The varsity squad won out over teams from the universities of Virginia, Minnesota, Oklahoma, Florida, Southern Illinois and Houston; Princeton, Cornell and Johns Hopkins universities; Massachusetts Institute of Technology; Portland Community College; and Western Michigan University (WMU). The WMU team had displaced the U-M in regional competition, but the U-M team drew the wild card this year that allowed them to send four players and an alternate to the College Bowl national championships at Arizona State University.

That they are the first U-M team ever to win a College Bowl national championship is a source of both pride and frustration to Joseph Saul, president of the University Activities Center-sponsored student group. Saul says that academic competitions should get more recognition for their activities, though at the same time he notes that the group’s focus is not on achieving fame but on providing an intellectual game program that is of wide interest to as many students as possible in the U-M’s diverse community, and to successfully compete with other schools nationwide. Last year, the U-M team took first place in the regional competition and placed third in the nationals.

The U-M not only won the national championship title at the College Bowl games this year, but also took first place at the Pennsylvania Bowl, one of three events that are considered the “Triple Crown” of the academic game circuit, Saul says.

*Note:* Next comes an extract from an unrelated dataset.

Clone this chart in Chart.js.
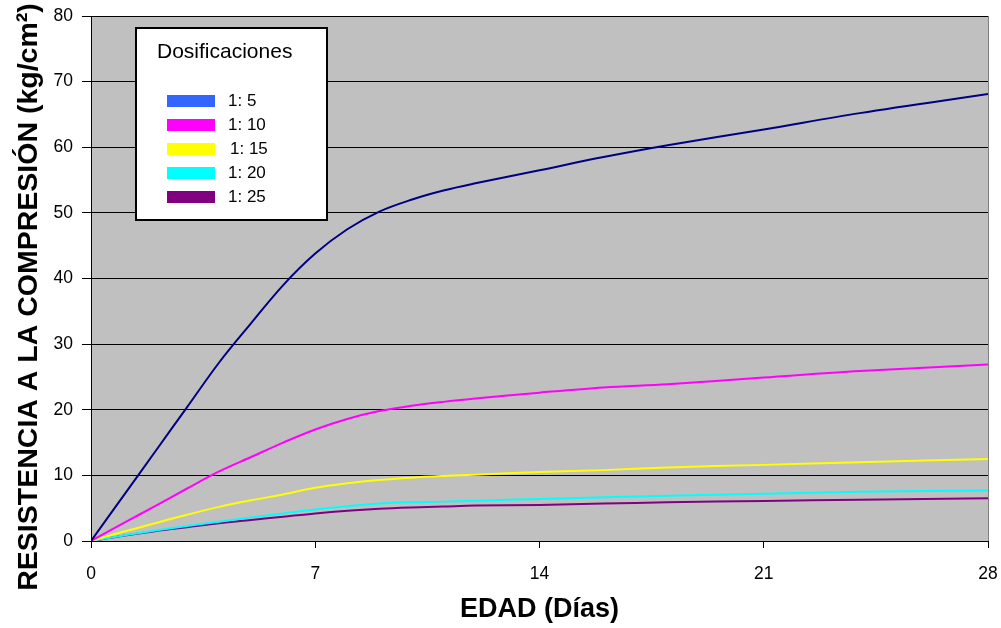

“Our group is one of the largest in the nation,” he notes. “We normally have about 30 at our weekly meetings in the basement of the Modern Languages Building.”

Another facet of the U-M teams is that they recruit enthusiastically those who are traditionally underrepresented on academic teams. Saul and varsity team captain David Frazee agree that team play is much enhanced by their players with in-depth knowledge of history or current events in other parts of the world as well as deeper knowledge of national issues that affect women and minorities.

“Although this has been traditionally regarded as exclusionary on other campuses, we are not an elitist activity,” Saul stresses. “The doors are open.”

Frazee says that their membership of 50 encompasses all levels of play. Some are very competitive, he notes, while others participate for the fun of the activity. Everyone who wishes to may participate in tournament play around the country, but the championship games are left to the varsity squad. At times the group has sent as many as eight teams to competitions in different parts of the country during one weekend.

“This is the best team I ever played on,” Frazee says. “On that day, we just seemed to meld together. And this is a game of teamwork and cooperation. No matter how good they are, you can’t have one person be a ‘hot dog’ and win as a team. We try to cover all the possible areas, not just send the top scorers to competitions.”